Other stories are equally distressing. Roseline, 26, came here from Nigeria aged 12: she survived a car crash two years earlier, which claimed her parents’ lives. A guardian accompanied her to the UK and was then deported, leaving Roseline and her sisters in foster care. “They treated me like a slave,” she says. She was forced to clean, cook, look after the family’s children, and faced physical and verbal abuse. School was no escape: there, she suffered racist bullying. Later, she was arrested and imprisoned for false representation in an immigration case, then detained at Yarl’s Wood, where she suffered from “hallucinations and terror”. Roseline, who speaks with a thick London accent, faces being deported to a country she left as a child, being separated from her fiancee, and being put in grave danger. As Karen Doyle, the national organiser for Movement for Justice – which plays a critical role defending gay refugees – tells me, many deportation decisions challenge the sexuality of the defendant, failing to take account of how complex the coming-out process can be, not least for those fleeing countries with anti-gay laws.

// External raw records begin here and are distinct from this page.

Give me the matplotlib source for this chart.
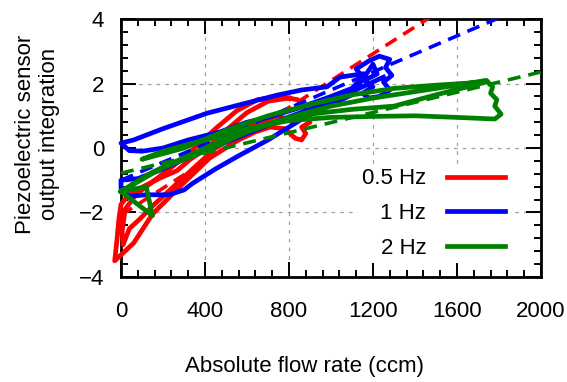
import matplotlib
matplotlib.use('Agg')
import matplotlib.pyplot as plt
from matplotlib.ticker import MultipleLocator
import numpy as np

plt.rcParams['font.family'] = ['Liberation Sans', 'DejaVu Sans']

# 0.5 Hz loop (flow rate ccm, integration)
red_x = [800, 700, 600, 500, 410, 330, 267, 180, 105, 30, 0, -10, -20, -30,
         60, 150, 280, 424, 560, 640, 710, 780, 830, 860, 880, 860, 900, 880,
         840, 760, 650, 550, 450, 350, 250, 150, 70, 20, 5, 10, 40, 90, 150,
         250, 350, 450, 550, 650, 750, 820]
red_y = [1.55, 1.45, 1.1, 0.55, 0.0, -0.35, -0.7, -0.95, -1.2, -1.5, -1.75, -2.2, -2.9, -3.5,
         -2.95, -2.05, -1.2, -0.3, 0.25, 0.5, 0.65, 0.6, 0.3, 0.25, 0.45, 0.65, 0.8, 1.2,
         1.5, 1.6, 1.5, 1.15, 0.6, 0.0, -0.55, -1.05, -1.45, -1.9, -2.6, -3.0, -2.5, -2.2, -1.8,
         -1.2, -0.6, 0.0, 0.4, 0.8, 1.0, 0.8]

# 1 Hz loop
blue_x = [1150, 1043, 981, 860, 743, 600, 410, 200, 60, 0, 40, 100, 200, 320, 471,
          600, 710, 850, 1000, 1100, 1150, 1120, 1180, 1230, 1280, 1260, 1290, 1250,
          1280, 1230, 1180, 1150, 1200, 1160, 1220, 1200, 1100, 1000, 900, 800, 700,
          552, 450, 340, 300, 230, 120, 40, 0, 0, 80, 180, 300, 450, 600, 750, 900,
          1050, 1150, 1250]
blue_y = [2.3, 2.2, 1.9, 1.8, 1.64, 1.4, 1.08, 0.6, 0.25, 0.15, -0.08, -0.1, 0.0, 0.25, 0.5,
          0.8, 0.97, 1.25, 1.6, 1.85, 2.2, 2.45, 2.7, 2.85, 2.75, 2.5, 2.25, 2.05,
          1.8, 1.6, 1.55, 1.7, 1.9, 2.1, 2.3, 2.6, 1.65, 1.35, 1.05, 0.65, 0.25,
          -0.27, -0.65, -1.1, -1.3, -1.45, -1.45, -1.5, -1.25, -1.0, -0.95, -0.7, -0.35, 0.05, 0.45, 0.85, 1.2,
          1.6, 1.9, 2.2]

# 2 Hz loop
green_x = [0, 150, 120, 0, 200, 400, 600, 800, 1000, 1200, 1400, 1600, 1740,
           1770, 1760, 1790, 1780, 1810, 1780, 1600, 1400, 1200, 1000, 800, 600,
           400, 200, 100, 300, 500, 700, 900, 1100, 1300, 1500, 1740, 1500, 1300,
           1100, 900, 700, 500, 300, 150, 60, 0]
green_y = [-1.35, -2.1, -1.2, -1.35, -0.6, -0.1, 0.5, 0.95, 1.3, 1.55, 1.75, 1.95, 2.1,
           1.9, 1.7, 1.5, 1.3, 1.05, 0.9, 0.95, 1.0, 0.98, 0.95, 0.85, 0.6,
           0.25, -0.1, -0.35, 0.0, 0.55, 1.0, 1.35, 1.65, 1.85, 1.95, 2.05, 1.65, 1.3,
           1.2, 1.05, 0.75, 0.3, -0.3, -0.75, -1.1, -1.35]

# linear fits: intercept, slope
fit_a = [-2.08, -1.0, -0.78]
fit_b = [0.00417, 0.0028, 0.00157]

labels = ['0.5 Hz', '1 Hz', '2 Hz']
colors = ['#ff0000', '#0000ff', '#008000']

fig = plt.figure(figsize=(5.67, 3.82), dpi=100)
ax = fig.add_axes([0.2134, 0.275, 0.7407, 0.675])

xs = [red_x, blue_x, green_x]
ys = [red_y, blue_y, green_y]
xf = np.array([0, 2000])
handles = []
for i in range(3):
    h, = ax.plot(xs[i], ys[i], color=colors[i], lw=3.4, clip_on=False,
                 solid_joinstyle='round', label=labels[i], zorder=3 + i)
    handles.append(h)
    ax.plot(xf, fit_a[i] + fit_b[i] * xf, color=colors[i], lw=2.6,
            dashes=(3.6, 2.2), zorder=3 + i)

ax.set_xlim(0, 2000)
ax.set_ylim(-4, 4)
ax.xaxis.set_major_locator(MultipleLocator(400))
ax.xaxis.set_minor_locator(MultipleLocator(80))
ax.yaxis.set_major_locator(MultipleLocator(2))
ax.yaxis.set_minor_locator(MultipleLocator(0.4))
ax.tick_params(which='both', direction='in', top=True, right=True, width=1.4,
               labelsize=16)
ax.tick_params(axis='x', which='major', length=11, pad=17)
ax.tick_params(axis='y', which='major', length=11, pad=12)
ax.tick_params(which='minor', length=5)
for s in ax.spines.values():
    s.set_linewidth(2)
ax.grid(True, which='major', color='#a0a0a0', lw=0.9, dashes=(3, 4))

ax.set_xlabel('Absolute flow rate (ccm)', fontsize=16, va='center')
ax.xaxis.set_label_coords(0.438, -0.349)
ax.set_ylabel('Piezoelectric sensor\noutput integration', fontsize=16, va='center')
ax.yaxis.set_label_coords(-0.198, 0.554)

leg = ax.legend(handles=handles, loc='center right', bbox_to_anchor=(0.952, 0.245),
                fontsize=16, markerfirst=False, handlelength=2.6, handletextpad=0.95,
                labelspacing=0.62, borderpad=0.2, frameon=True, fancybox=False,
                framealpha=1, edgecolor='none')
leg.set_zorder(10)

plt.savefig('out.png', dpi=100)
plt.close(fig)
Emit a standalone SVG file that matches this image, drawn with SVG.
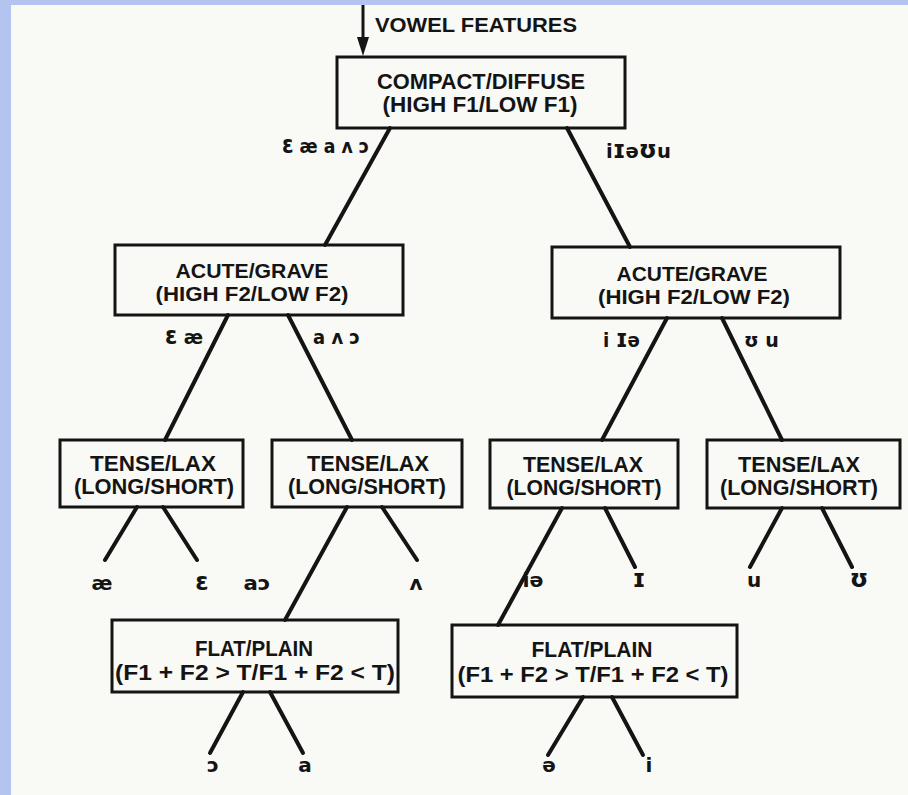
<svg xmlns="http://www.w3.org/2000/svg" width="908" height="795" viewBox="0 0 908 795">
<style>
.bg{fill:#f9f9f6}
.bd{fill:#b3c5ef}
.box{fill:none;stroke:#141414;stroke-width:3}
.t{font-family:"Liberation Sans",Arial,sans-serif;font-weight:bold;font-size:22px;fill:#141414;text-anchor:middle}
.s{font-size:21px}
.ttl{font-family:"Liberation Sans",Arial,sans-serif;font-weight:bold;font-size:21px;fill:#141414}
.p{font-family:"DejaVu Sans","Liberation Sans",sans-serif;font-weight:bold;font-size:20px;fill:#141414}
.big{font-size:24px}
.pm{text-anchor:middle}
.pe{text-anchor:end}
.c line{stroke:#141414;stroke-width:4;stroke-linecap:round}
</style>
<rect class="bg" x="0" y="0" width="908" height="795"/>
<rect class="bd" x="0" y="0" width="908" height="5"/>
<rect class="bd" x="0" y="0" width="11" height="795"/>

<g id="input">
<line x1="363" y1="5" x2="363" y2="40" stroke="#141414" stroke-width="3"/>
<polygon points="357,37 369,37 363,56" fill="#141414"/>
<text class="ttl" x="375" y="32" textLength="202" lengthAdjust="spacingAndGlyphs">VOWEL FEATURES</text>
</g>

<g id="compact-diffuse">
<rect class="box" x="337" y="57" width="288" height="71"/>
<text class="t" x="481" y="89" textLength="208" lengthAdjust="spacingAndGlyphs">COMPACT/DIFFUSE</text>
<text class="t" x="480" y="112" textLength="195" lengthAdjust="spacingAndGlyphs">(HIGH F1/LOW F1)</text>
</g>

<g id="acute-grave-left">
<rect class="box" x="115" y="245" width="288" height="70"/>
<text class="t s" x="252" y="278" textLength="153" lengthAdjust="spacingAndGlyphs">ACUTE/GRAVE</text>
<text class="t s" x="252" y="301" textLength="193" lengthAdjust="spacingAndGlyphs">(HIGH F2/LOW F2)</text>
</g>

<g id="acute-grave-right">
<rect class="box" x="552" y="247" width="288" height="71"/>
<text class="t s" x="692" y="281" textLength="151" lengthAdjust="spacingAndGlyphs">ACUTE/GRAVE</text>
<text class="t s" x="694" y="304" textLength="192" lengthAdjust="spacingAndGlyphs">(HIGH F2/LOW F2)</text>
</g>

<g id="tense-lax-1">
<rect class="box" x="60" y="440" width="183" height="67"/>
<text class="t" x="153" y="471" textLength="126" lengthAdjust="spacingAndGlyphs">TENSE/LAX</text>
<text class="t" x="154" y="494" textLength="160" lengthAdjust="spacingAndGlyphs">(LONG/SHORT)</text>
</g>

<g id="tense-lax-2">
<rect class="box" x="272" y="440" width="190" height="67"/>
<text class="t" x="368" y="471" textLength="122" lengthAdjust="spacingAndGlyphs">TENSE/LAX</text>
<text class="t" x="367" y="494" textLength="158" lengthAdjust="spacingAndGlyphs">(LONG/SHORT)</text>
</g>

<g id="tense-lax-3">
<rect class="box" x="490" y="440" width="188" height="68"/>
<text class="t" x="583" y="472" textLength="120" lengthAdjust="spacingAndGlyphs">TENSE/LAX</text>
<text class="t" x="584" y="495" textLength="155" lengthAdjust="spacingAndGlyphs">(LONG/SHORT)</text>
</g>

<g id="tense-lax-4">
<rect class="box" x="707" y="440" width="193" height="68"/>
<text class="t" x="799" y="472" textLength="122" lengthAdjust="spacingAndGlyphs">TENSE/LAX</text>
<text class="t" x="799" y="495" textLength="158" lengthAdjust="spacingAndGlyphs">(LONG/SHORT)</text>
</g>

<g id="flat-plain-1">
<rect class="box" x="112" y="620" width="286" height="72"/>
<text class="t" x="254" y="656" textLength="118" lengthAdjust="spacingAndGlyphs">FLAT/PLAIN</text>
<text class="t" x="255" y="680" textLength="280" lengthAdjust="spacingAndGlyphs">(F1 + F2 &gt; T/F1 + F2 &lt; T)</text>
</g>

<g id="flat-plain-2">
<rect class="box" x="452" y="625" width="285" height="72"/>
<text class="t" x="592" y="657" textLength="121" lengthAdjust="spacingAndGlyphs">FLAT/PLAIN</text>
<text class="t" x="593" y="682" textLength="271" lengthAdjust="spacingAndGlyphs">(F1 + F2 &gt; T/F1 + F2 &lt; T)</text>
</g>

<g id="connectors" class="c">
<line x1="390" y1="128" x2="325" y2="245"/>
<line x1="567" y1="128" x2="630" y2="247"/>
<line x1="228" y1="315" x2="165" y2="440"/>
<line x1="288" y1="315" x2="352" y2="440"/>
<line x1="667" y1="318" x2="602" y2="440"/>
<line x1="722" y1="318" x2="782" y2="440"/>
<line x1="137" y1="507" x2="105" y2="560"/>
<line x1="163" y1="507" x2="197" y2="560"/>
<line x1="347" y1="507" x2="285" y2="620"/>
<line x1="382" y1="507" x2="417" y2="560"/>
<line x1="562" y1="508" x2="498" y2="625"/>
<line x1="605" y1="508" x2="635" y2="567"/>
<line x1="782" y1="508" x2="750" y2="567"/>
<line x1="822" y1="508" x2="852" y2="567"/>
<line x1="243" y1="692" x2="210" y2="753"/>
<line x1="270" y1="692" x2="303" y2="753"/>
<line x1="583" y1="697" x2="548" y2="755"/>
<line x1="612" y1="697" x2="643" y2="755"/>
</g>

<g id="labels">
<text class="p pe" x="369" y="153" textLength="87" lengthAdjust="spacingAndGlyphs"><tspan class="big">ɛ</tspan> æ a ʌ ɔ</text>
<text class="p" x="606" y="158" textLength="65" lengthAdjust="spacingAndGlyphs">i<tspan class="big">ɪ</tspan>ə<tspan class="big">ʊ</tspan>u</text>
<text class="p" x="165" y="344" textLength="38" lengthAdjust="spacingAndGlyphs"><tspan class="big">ɛ</tspan> æ</text>
<text class="p" x="313" y="344" textLength="47" lengthAdjust="spacingAndGlyphs">a ʌ ɔ</text>
<text class="p" x="603" y="347" textLength="37" lengthAdjust="spacingAndGlyphs">i <tspan class="big">ɪ</tspan>ə</text>
<text class="p" x="744" y="347" style="font-size:19px">ʊ u</text>
<text class="p pm" x="102" y="590">æ</text>
<text class="p pm big" x="202" y="590">ɛ</text>
<text class="p pm" x="257" y="590" textLength="27" lengthAdjust="spacingAndGlyphs">aɔ</text>
<text class="p pm" x="416" y="590">ʌ</text>
<text class="p pm" x="533" y="587" textLength="21" lengthAdjust="spacingAndGlyphs">iə</text>
<text class="p pm big" x="639" y="587">ɪ</text>
<text class="p pm" x="754" y="587">u</text>
<text class="p pm big" x="859" y="587">ʊ</text>
<text class="p pm" x="213" y="772">ɔ</text>
<text class="p pm" x="305" y="772">a</text>
<text class="p pm" x="549" y="772">ə</text>
<text class="p pm" x="649" y="772">i</text>
</g>
</svg>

There have been successful fightbacks. Gloria, 22, left Uganda four years ago as a student. When her father found out she was gay, he refused to pay her college fees. Refugees are expected to sign in regularly at a local reporting centre: it was on one such occasion that Gloria was detained. She was lucky: as well as having “personal strength”, according to Beatrice Ivey, an activist with No Borders, she had a big support network. When they discovered Gloria was to be deported on a Qatar Airways flight, activists bombarded the company with calls, highlighting that they had no legal obligation to remove her. This deportation was stopped – but refugees lacking a support network aren’t as lucky. As Ivey says: “Everything in the system is designed to stop people claiming rights enshrined in international law.”
It is now Pride season in Britain. Members of the government will wrap themselves in the rainbow flag and issue self-congratulatory statements about how far LGBT rights have come. Don’t let them get away with it. Gay and lesbian refugees are being detained and deported to countries where their safety is at risk, even their lives. The Windrush scandal should lead to a much wider conversation about the persecution of migrants and refugees. While Labour’s Shami Chakrabarti and Diane Abbott have courageously helped put the scandal of Yarl’s Wood on the political radar, more voices are needed.
The architects of the British empire helped construct anti-gay laws across the globe that still endure today. The victims of such persecution need our support. Instead, they are being terrorised. It is a national scandal – and the silence over it must end.